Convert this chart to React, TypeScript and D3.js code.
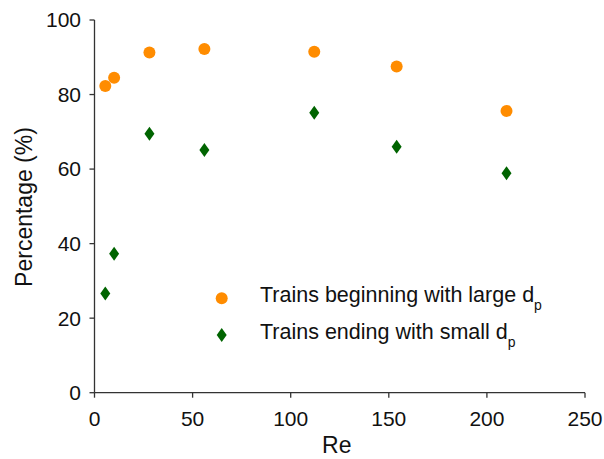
import React from "react";
import * as d3 from "d3";

const reValues = [5.5, 10, 28, 56, 112, 154, 210];
const largeStart = [82.3, 84.5, 91.3, 92.2, 91.5, 87.5, 75.6];
const smallEnd = [26.6, 37.3, 69.5, 65.1, 75.1, 66.0, 58.9];
const xTicks = [0, 50, 100, 150, 200, 250];
const yTicks = [0, 20, 40, 60, 80, 100];
const legendLabels = ["Trains beginning with large d", "Trains ending with small d"];

const W = 604;
const H = 459;
const ORANGE = "#FF8C00";
const GREEN = "#006400";
const AXIS = "#333";
const FONT = "'Liberation Sans', Arial, sans-serif";

function diamond(cx: number, cy: number, hw = 5, hh = 7) {
  return `M${cx},${cy - hh}L${cx + hw},${cy}L${cx},${cy + hh}L${cx - hw},${cy}Z`;
}

export default function App() {
  const x = d3.scaleLinear().domain([0, 250]).range([94.5, 585]);
  const y = d3.scaleLinear().domain([0, 100]).range([392.7, 20]);

  return (
    <svg
      width={W}
      height={H}
      style={{ position: "absolute", left: 0, top: 0, background: "#fff" }}
      fontFamily={FONT}
    >
      {/* axes */}
      <line x1={x(0)} x2={x(250)} y1={y(0)} y2={y(0)} stroke={AXIS} strokeWidth={1.3} />
      <line x1={x(0)} x2={x(0)} y1={y(0)} y2={y(100)} stroke={AXIS} strokeWidth={1.3} />
      {xTicks.map((t) => (
        <g key={"xt" + t}>
          <line x1={x(t)} x2={x(t)} y1={y(0)} y2={y(0) + 5} stroke={AXIS} strokeWidth={1.3} />
          <text x={x(t)} y={426} textAnchor="middle" fontSize={21} fill="#111">
            {t}
          </text>
        </g>
      ))}
      {yTicks.map((t) => (
        <g key={"yt" + t}>
          <line x1={x(0) - 5} x2={x(0)} y1={y(t)} y2={y(t)} stroke={AXIS} strokeWidth={1.3} />
          <text x={81} y={y(t)} dy="0.35em" textAnchor="end" fontSize={21} fill="#111">
            {t}
          </text>
        </g>
      ))}
      <text x={x(125) - 3} y={453} textAnchor="middle" fontSize={23} fill="#111">
        Re
      </text>
      <text
        transform={`translate(32,207) rotate(-90)`}
        textAnchor="middle"
        fontSize={23}
        fill="#111"
      >
        Percentage (%)
      </text>

      {/* data */}
      {reValues.map((r, i) => (
        <circle key={"o" + i} cx={x(r)} cy={y(largeStart[i])} r={6} fill={ORANGE} />
      ))}
      {reValues.map((r, i) => (
        <path key={"g" + i} d={diamond(x(r), y(smallEnd[i]))} fill={GREEN} />
      ))}

      {/* legend */}
      <circle cx={221.7} cy={298.3} r={6} fill={ORANGE} />
      <path d={diamond(221.7, 335)} fill={GREEN} />
      {legendLabels.map((lab, i) => (
        <text key={"l" + i} x={260} y={301.7 + i * 37.6} fontSize={21.5} fill="#111">
          {lab}
          <tspan fontSize={14} dy={8}>p</tspan>
        </text>
      ))}
    </svg>
  );
}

+++++

EXERCISE INSTRUCTIONS ->
Reply with one number only: how many lines of the listing hold "React"?

ANSWER TO THIS PROBLEM ->
2